Ждать пришлось недолго. В холл со свойственной ему стремительностью вошел Этьенн. На нем была белая рубашка с коротким рукавом, галстук и те же светлые брюки. Из-за спины Этьенна, как мне показалось, настороженно выглядывал человек. Это и был Уилл Стигер. У него была густая длинная шевелюра, тяжелый подбородок и короткий слегка вздернутый нос. Когда он улыбнулся, на щеках образовались симпатичные ямочки и обнаружилось явное отсутствие одного переднего зуба. Мы познакомились. Уилл был повыше Этьенна, но ниже меня. Одет он был тоже в светлую рубашку с галстуком, который ему явно мешал, и бежевые брюки свободного покроя. Мы сели в «Пежо» Этьенна и поехали на первое заседание большой тройки в Географическое общество Франции на бульваре Сен-Жермен-де-Пре.

Массивные дубовые двери, мраморная лестница. Зал заседаний, вдоль стен застекленные стеллажи, на полках тусклым золотом отсвечивали переплеты старинных фолиантов. За столом, кроме нас, находились руководящие сотрудники Антарктической службы и представители МИД Франции. Американскую сторону, кроме Уилла, представляли администратор корпорации Стигера «Международные полярные экспедиции» Кати де Молль, молодая женщина лет 32–33 с бледным приятным лицом в очках, и смуглая, черноволосая, похожая на индеянку Лона Ней. Это и была та самая Лона, предполагаемое участие которой в экспедиции вызывало особое недовольство Наташи и недоумение остальных (за исключением, кажется, только Стигера) участников. Мотивы, побудившие Стигера пригласить Лону, были мне не совсем ясны. Я знал только, что в составе его группы, успешно штурмовавшей полюс в 1986 году, была женщина – американская учительница Энн Бэнкрофт. В статье из журнала «Нэшнл Джиогрэфик», посвященной экспедиции Стигера, я нашел любопытный кадр: Энн с чисто женским изяществом, балансируя на одной ноге, меняет промокшие носки после неудачного форсирования трещины; здесь же на соседнем фото – менее живописный кадр: ее сильно обмороженные щеки. Во время первой встречи я еще не знал, что Стигер уже отказался от своего решения – Лона присутствовала на встрече только как наблюдатель.

Кроме этих двух женщин, были еще две переводчицы: Марина, понимавшая французский и русский, и Джуди, понимавшая французский и английский. Беседа с самого начала приняла неожиданный, во всяком случае для нас, характер. Руководитель Антарктической службы довольно скептически отнесся к планам, изложенным Этьенном, упирая на то, что не видит возможности обеспечения поддержки экспедиции на участке после Южного полюса.
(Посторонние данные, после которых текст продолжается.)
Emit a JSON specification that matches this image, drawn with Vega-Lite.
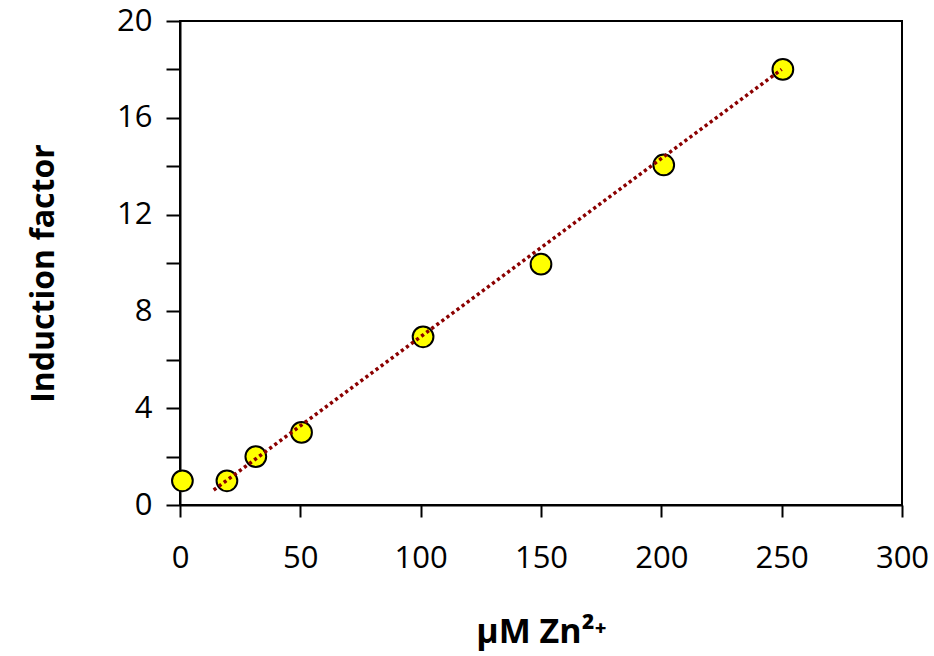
{
  "$schema": "https://vega.github.io/schema/vega-lite/v6.json",
  "width": 722,
  "height": 484,
  "autosize": "none",
  "padding": {"left": 180, "top": 21, "right": 32, "bottom": 151},
  "background": "white",
  "config": {
    "view": {"stroke": "black", "strokeWidth": 2},
    "font": "Open Sans",
    "axis": {
      "grid": false,
      "domainColor": "black",
      "domainWidth": 2,
      "tickColor": "black",
      "tickWidth": 2,
      "labelColor": "black",
      "labelFont": "Open Sans",
      "labelFontSize": 31,
      "labelFlush": false,
      "labelOverlap": false,
      "titleColor": "black",
      "titleFont": "Open Sans",
      "titleFontSize": 32,
      "titleFontWeight": "bold"
    }
  },
  "datasets": {
    "points": [
      {"zn": 1, "factor": 1.0},
      {"zn": 19.5, "factor": 1.0},
      {"zn": 31.5, "factor": 2.0},
      {"zn": 50.5, "factor": 3.0},
      {"zn": 101, "factor": 6.95},
      {"zn": 150, "factor": 9.95},
      {"zn": 201, "factor": 14.05},
      {"zn": 250.5, "factor": 18.0}
    ],
    "trend": [
      {"zn": 14, "factor": 0.62},
      {"zn": 250, "factor": 18.0}
    ]
  },
  "layer": [
    {
      "data": {"name": "points"},
      "mark": {"type": "point", "shape": "circle", "filled": true, "fill": "#FFFF00", "stroke": "black", "strokeWidth": 2, "size": 430, "opacity": 1},
      "encoding": {
        "x": {
          "field": "zn", "type": "quantitative",
          "scale": {"domain": [0, 300], "nice": false, "zero": false},
          "axis": {"title": "μM Zn²⁺", "titleFontSize": 34, "values": [0, 50, 100, 150, 200, 250, 300], "tickSize": 12, "labelPadding": 26, "titlePadding": 42}
        },
        "y": {
          "field": "factor", "type": "quantitative",
          "scale": {"domain": [0, 20], "nice": false},
          "axis": {
            "title": "Induction factor",
            "titleY": 252,
            "values": [0, 2, 4, 6, 8, 10, 12, 14, 16, 18, 20],
            "labelExpr": "datum.value % 4 === 0 ? datum.label : ''",
            "tickSize": 14, "labelPadding": 14, "titlePadding": 56
          }
        }
      }
    },
    {
      "data": {"name": "trend"},
      "mark": {"type": "line", "stroke": "#8B0000", "strokeWidth": 3.5, "strokeDash": [3.2, 3.1], "strokeCap": "butt"},
      "encoding": {
        "x": {"field": "zn", "type": "quantitative"},
        "y": {"field": "factor", "type": "quantitative"}
      }
    }
  ]
}
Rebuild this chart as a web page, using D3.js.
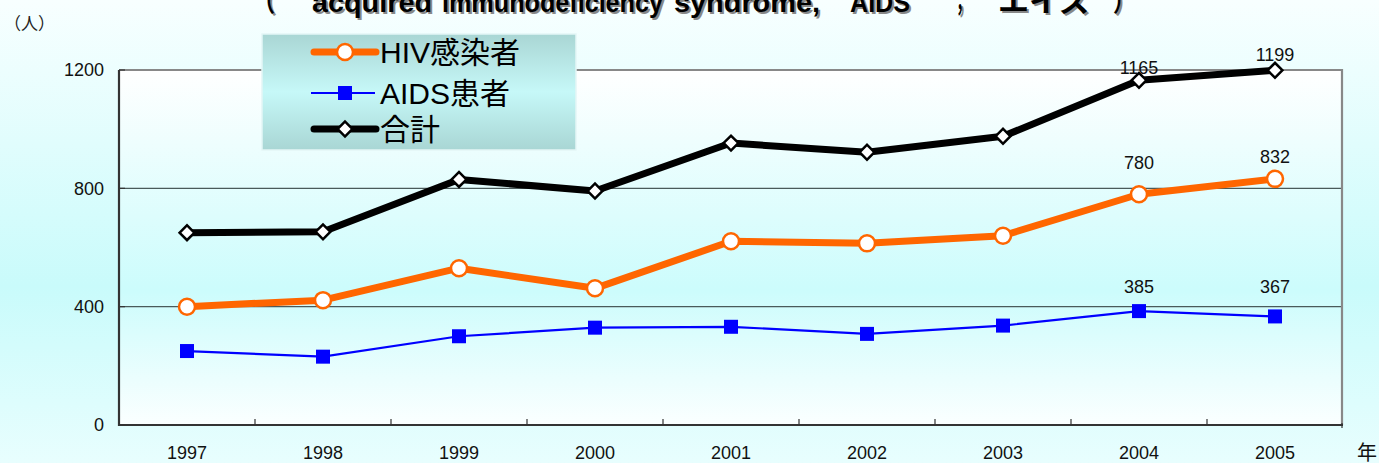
<!DOCTYPE html>
<html><head><meta charset="utf-8">
<script src="https://cdn.jsdelivr.net/npm/d3@7"></script>
<style>
html,body{margin:0;padding:0;overflow:hidden;}
svg{display:block;}
text{font-family:"Liberation Sans",Arial,"Noto Sans CJK JP",sans-serif;}
</style></head>
<body>
<script>
// ---- data ----
const years = ["1997","1998","1999","2000","2001","2002","2003","2004","2005"];
const hivValues = [400, 422, 530, 462, 621, 614, 640, 780, 832];
const aidsValues = [250, 231, 300, 329, 332, 308, 336, 385, 367];
const totalValues = [650, 653, 830, 791, 953, 922, 976, 1165, 1199];
const yTicks = [0, 400, 800, 1200];
const seriesNames = ["HIV感染者", "AIDS患者", "合計"];
const labelledIndex = [7, 8];
const titlePieces = ["（", "acquired", "immunodeficiency", "syndrome,", "AIDS", "；", "エイズ", "）"];

const W = 1379, H = 463;
const M = {left:119, right:1343, top:70, bottom:425};

const svg = d3.select("body").append("svg").attr("width", W).attr("height", H);
const defs = svg.append("defs");

const bg = defs.append("linearGradient").attr("id","bg").attr("x1",0).attr("y1",0).attr("x2",0).attr("y2",1);
bg.append("stop").attr("offset","0").attr("stop-color","#f8ffff");
bg.append("stop").attr("offset","0.62").attr("stop-color","#c9fbfb");
bg.append("stop").attr("offset","1").attr("stop-color","#e8fefe");

const pg = defs.append("linearGradient").attr("id","pg").attr("x1",0).attr("y1",0).attr("x2",0).attr("y2",1);
pg.append("stop").attr("offset","0").attr("stop-color","#ffffff");
pg.append("stop").attr("offset","0.62").attr("stop-color","#ccfcfc");
pg.append("stop").attr("offset","1").attr("stop-color","#fbffff");

const lg = defs.append("linearGradient").attr("id","lg").attr("x1",0).attr("y1",0).attr("x2",0).attr("y2",1);
lg.append("stop").attr("offset","0").attr("stop-color","#a9d6d4");
lg.append("stop").attr("offset","0.5").attr("stop-color","#c6f8f8");
lg.append("stop").attr("offset","1").attr("stop-color","#a9d6d4");

svg.append("rect").attr("width",W).attr("height",H).attr("fill","url(#bg)");

const x = d3.scaleBand().domain(years).range([M.left, M.right]).padding(0);
const cx = d => x(d) + x.bandwidth()/2;
const y = d3.scaleLinear().domain([0,1200]).range([M.bottom, M.top]);

svg.append("rect").attr("x",M.left).attr("y",M.top).attr("width",M.right-M.left).attr("height",M.bottom-M.top).attr("fill","url(#pg)");

svg.append("g").selectAll("line").data(yTicks.filter(v=>v>0 && v<1200)).join("line")
  .attr("x1",M.left).attr("x2",M.right-1).attr("y1",d=>y(d)).attr("y2",d=>y(d))
  .attr("stroke","#4a5a5a").attr("stroke-width",1.3);

svg.append("path").attr("d",`M${M.left},${M.top}H${M.right-1}V${M.bottom}`)
  .attr("fill","none").attr("stroke","#888").attr("stroke-width",2.2);

svg.append("path").attr("d",`M${M.left},${M.top}V${M.bottom}H${M.right}`)
  .attr("fill","none").attr("stroke","#333").attr("stroke-width",2.2);
svg.append("g").selectAll("line").data(years.slice(1)).join("line")
  .attr("x1",d=>x(d)).attr("x2",d=>x(d)).attr("y1",M.bottom).attr("y2",M.bottom-6)
  .attr("stroke","#333").attr("stroke-width",1.2);
svg.append("line").attr("x1",M.right-1).attr("x2",M.right-1).attr("y1",M.bottom-2).attr("y2",M.bottom+3).attr("stroke","#333").attr("stroke-width",1.2);
svg.append("g").selectAll("line").data(yTicks).join("line")
  .attr("x1",M.left).attr("x2",M.left+6).attr("y1",d=>y(d)).attr("y2",d=>y(d))
  .attr("stroke","#333").attr("stroke-width",1.2);

svg.append("g").selectAll("text").data(yTicks).join("text")
  .attr("x",104).attr("y",d=>y(d)).attr("dy","0.36em").attr("text-anchor","end")
  .attr("font-size",18).attr("fill","#111").text(d=>d);
svg.append("g").selectAll("text").data(years).join("text")
  .attr("x",d=>cx(d)).attr("y",459).attr("text-anchor","middle")
  .attr("font-size",18).attr("fill","#111").text(d=>d);

svg.append("text").attr("x",4).attr("y",30).attr("font-size",17)
  .attr("font-family","'Noto Sans CJK JP'").attr("fill","#222").text("（人）");
svg.append("text").attr("x",1357).attr("y",460).attr("font-size",20)
  .attr("font-family","'Noto Sans CJK JP'").attr("fill","#111").text("年");

// title (clipped at top)
const titleX = [253, 312, 442, 674, 850, 953, 998, 1113];
const titleW = [22, 120, 221, 146, 60, 14, 92, 22];
const tg = svg.append("g");
[["#888",2,2],["#000",0,0]].forEach(([col,dx,dy])=>{
  tg.append("g").selectAll("text").data(titlePieces).join("text")
    .attr("x",(d,i)=>titleX[i]+dx).attr("y",12+dy)
    .attr("font-size",28).attr("font-weight","bold").attr("fill",col)
    .attr("textLength",(d,i)=>titleW[i]).attr("lengthAdjust","spacingAndGlyphs")
    .text(d=>d);
});

const line = d3.line().x((d,i)=>cx(years[i])).y(d=>y(d));

function drawTotal(g){
  g.append("path").datum(totalValues).attr("d",line).attr("fill","none")
    .attr("stroke","#000").attr("stroke-width",7).attr("stroke-linejoin","round");
  g.append("g").selectAll("path").data(totalValues).join("path")
    .attr("transform",(d,i)=>`translate(${cx(years[i])},${y(d)}) rotate(45)`)
    .attr("d",d3.symbol().type(d3.symbolSquare).size(110))
    .attr("fill","#fff").attr("stroke","#000").attr("stroke-width",2.5);
}
function drawHiv(g){
  g.append("path").datum(hivValues).attr("d",line).attr("fill","none")
    .attr("stroke","#ff6600").attr("stroke-width",7).attr("stroke-linejoin","round");
  g.append("g").selectAll("circle").data(hivValues).join("circle")
    .attr("cx",(d,i)=>cx(years[i])).attr("cy",d=>y(d)).attr("r",8)
    .attr("fill","#fff").attr("stroke","#ff6600").attr("stroke-width",2.5);
}
function drawAids(g){
  g.append("path").datum(aidsValues).attr("d",line).attr("fill","none")
    .attr("stroke","#0000ff").attr("stroke-width",2.2);
  g.append("g").selectAll("rect").data(aidsValues).join("rect")
    .attr("x",(d,i)=>cx(years[i])-7).attr("y",d=>y(d)-7).attr("width",14).attr("height",14)
    .attr("fill","#0000ff");
}
const sg = svg.append("g");
drawAids(sg); drawHiv(sg); drawTotal(sg);

const labelOffsets = {total:[13,16], hiv:[32,22], aids:[25,30]};
const labG = svg.append("g").attr("font-size",18).attr("fill","#111").attr("text-anchor","middle");
[["total",totalValues],["hiv",hivValues],["aids",aidsValues]].forEach(([k,vals])=>{
  labelledIndex.forEach((idx,j)=>{
    labG.append("text").attr("x",cx(years[idx])).attr("y",y(vals[idx])-labelOffsets[k][j])
      .attr("dy","0.36em").text(vals[idx]);
  });
});

// legend
const L = {x:262, y:34, w:314, h:116};
const leg = svg.append("g");
leg.append("rect").attr("x",L.x).attr("y",L.y).attr("width",L.w).attr("height",L.h)
  .attr("fill","url(#lg)").attr("stroke","#e4f6f6").attr("stroke-width",1.5);
const rows = [52, 93, 129];
const lx1 = 314, lx2 = 376, lm = 345;
leg.append("line").attr("x1",lx1).attr("x2",lx2).attr("y1",rows[0]).attr("y2",rows[0])
  .attr("stroke","#ff6600").attr("stroke-width",7).attr("stroke-linecap","round");
leg.append("circle").attr("cx",lm).attr("cy",rows[0]).attr("r",8)
  .attr("fill","#fff").attr("stroke","#ff6600").attr("stroke-width",2.5);
leg.append("line").attr("x1",lx1-3).attr("x2",lx2-1).attr("y1",rows[1]).attr("y2",rows[1])
  .attr("stroke","#0000ff").attr("stroke-width",2);
leg.append("rect").attr("x",lm-7).attr("y",rows[1]-7).attr("width",14).attr("height",14).attr("fill","#0000ff");
leg.append("line").attr("x1",lx1).attr("x2",lx2).attr("y1",rows[2]).attr("y2",rows[2])
  .attr("stroke","#000").attr("stroke-width",7).attr("stroke-linecap","round");
leg.append("path").attr("transform",`translate(${lm},${rows[2]}) rotate(45)`)
  .attr("d",d3.symbol().type(d3.symbolSquare).size(110))
  .attr("fill","#fff").attr("stroke","#000").attr("stroke-width",2.5);
leg.append("g").selectAll("text").data(seriesNames).join("text")
  .attr("x",380).attr("y",(d,i)=>rows[i]).attr("dy","0.36em")
  .attr("font-size",30).attr("fill","#000").text(d=>d);
</script>
</body></html>
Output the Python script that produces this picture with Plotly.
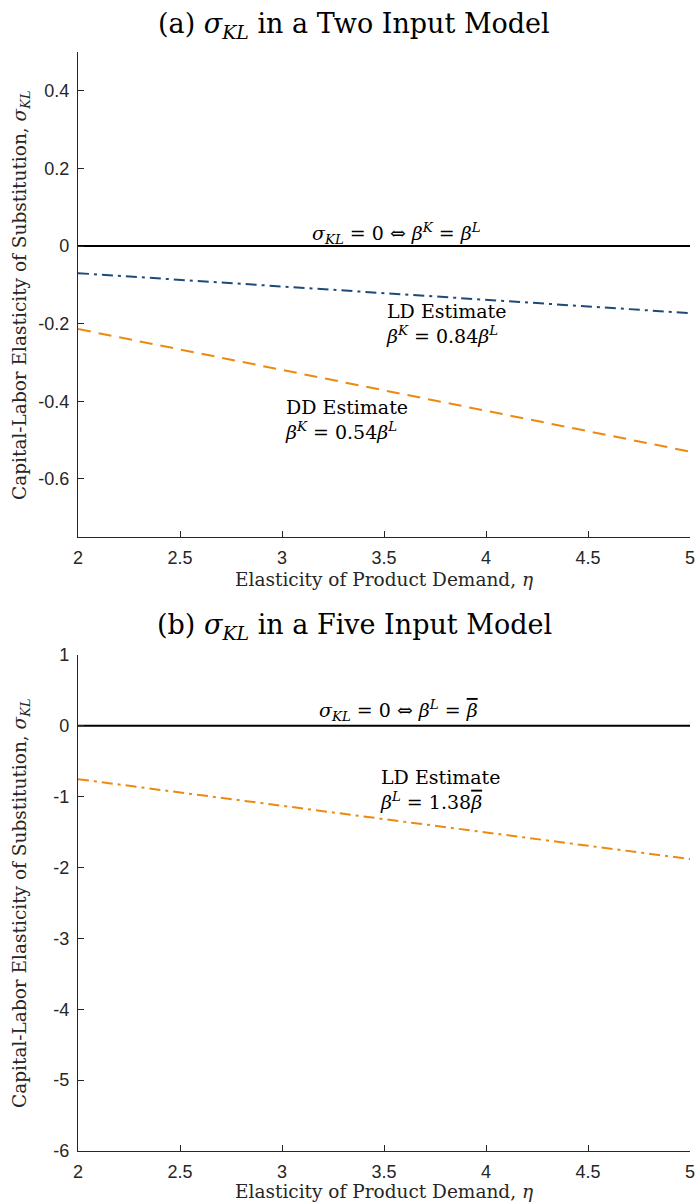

Он подверг сомнению и график нашего движения, утверждая, что при нашем способе передвижения нереально проходить ежедневно около 30 километров.

Дебаты, разгоревшиеся между французами, были столь продолжительными и эмоциональными, что даже переводчицы были не в состоянии их отследить. День клонился к вечеру. Эту, казалось, патовую ситуацию разрешил Юрий Беляев с его дипломатическим опытом.